— Start of Items —
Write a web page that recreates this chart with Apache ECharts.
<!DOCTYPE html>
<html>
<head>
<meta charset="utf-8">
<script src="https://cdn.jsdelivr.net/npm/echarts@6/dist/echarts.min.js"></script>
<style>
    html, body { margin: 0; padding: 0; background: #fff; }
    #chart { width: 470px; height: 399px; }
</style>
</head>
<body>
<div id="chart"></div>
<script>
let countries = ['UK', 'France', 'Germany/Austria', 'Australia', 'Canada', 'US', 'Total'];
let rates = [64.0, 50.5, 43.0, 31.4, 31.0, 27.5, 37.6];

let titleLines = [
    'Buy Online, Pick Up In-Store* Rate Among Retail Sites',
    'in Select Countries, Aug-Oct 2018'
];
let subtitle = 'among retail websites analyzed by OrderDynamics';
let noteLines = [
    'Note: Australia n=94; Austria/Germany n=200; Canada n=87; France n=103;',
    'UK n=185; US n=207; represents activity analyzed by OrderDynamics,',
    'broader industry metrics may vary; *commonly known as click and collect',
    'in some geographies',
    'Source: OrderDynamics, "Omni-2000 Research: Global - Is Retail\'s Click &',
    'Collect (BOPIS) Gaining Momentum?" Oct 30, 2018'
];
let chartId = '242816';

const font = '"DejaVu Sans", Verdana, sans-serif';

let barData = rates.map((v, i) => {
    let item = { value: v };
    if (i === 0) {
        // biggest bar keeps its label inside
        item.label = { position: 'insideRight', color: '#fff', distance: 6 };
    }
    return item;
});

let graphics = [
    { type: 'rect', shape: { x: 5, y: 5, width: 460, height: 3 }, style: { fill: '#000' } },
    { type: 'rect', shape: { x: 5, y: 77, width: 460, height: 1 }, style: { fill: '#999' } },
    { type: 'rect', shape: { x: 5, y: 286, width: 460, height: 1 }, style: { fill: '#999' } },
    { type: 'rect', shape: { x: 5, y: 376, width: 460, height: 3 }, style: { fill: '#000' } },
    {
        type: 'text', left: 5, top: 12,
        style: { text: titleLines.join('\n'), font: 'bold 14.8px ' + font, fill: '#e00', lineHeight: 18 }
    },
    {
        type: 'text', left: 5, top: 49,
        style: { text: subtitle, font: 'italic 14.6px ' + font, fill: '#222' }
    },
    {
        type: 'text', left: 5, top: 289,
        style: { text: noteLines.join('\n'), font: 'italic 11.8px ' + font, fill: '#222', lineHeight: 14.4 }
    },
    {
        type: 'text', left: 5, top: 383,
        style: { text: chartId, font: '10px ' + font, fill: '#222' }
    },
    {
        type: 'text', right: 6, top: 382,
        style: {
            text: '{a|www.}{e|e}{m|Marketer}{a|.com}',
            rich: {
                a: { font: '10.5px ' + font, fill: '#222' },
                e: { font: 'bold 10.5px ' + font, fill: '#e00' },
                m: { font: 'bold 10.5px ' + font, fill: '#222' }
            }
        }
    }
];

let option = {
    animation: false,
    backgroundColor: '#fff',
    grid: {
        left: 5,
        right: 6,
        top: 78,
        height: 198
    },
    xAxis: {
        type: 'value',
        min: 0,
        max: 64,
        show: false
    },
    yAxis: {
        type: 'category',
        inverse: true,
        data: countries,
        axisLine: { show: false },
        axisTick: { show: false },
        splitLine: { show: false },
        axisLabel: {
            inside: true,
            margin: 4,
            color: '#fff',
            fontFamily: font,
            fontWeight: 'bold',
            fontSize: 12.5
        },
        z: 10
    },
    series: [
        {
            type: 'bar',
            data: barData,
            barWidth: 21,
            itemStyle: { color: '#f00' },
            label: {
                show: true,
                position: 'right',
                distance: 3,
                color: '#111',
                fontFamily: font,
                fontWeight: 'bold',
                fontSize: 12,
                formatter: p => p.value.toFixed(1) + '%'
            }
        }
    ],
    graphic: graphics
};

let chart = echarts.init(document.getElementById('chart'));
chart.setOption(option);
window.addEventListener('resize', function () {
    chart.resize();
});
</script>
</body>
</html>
— End of Items —
— Start of Items —
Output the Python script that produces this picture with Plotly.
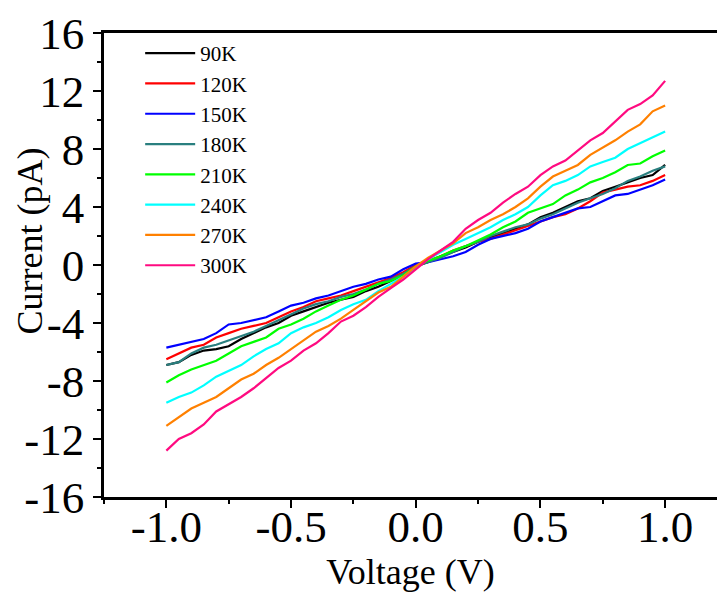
— End of Items —
What to produce:
Of the lines in this material, state how many hold the string "with". Write no other words.

Expected answer:
2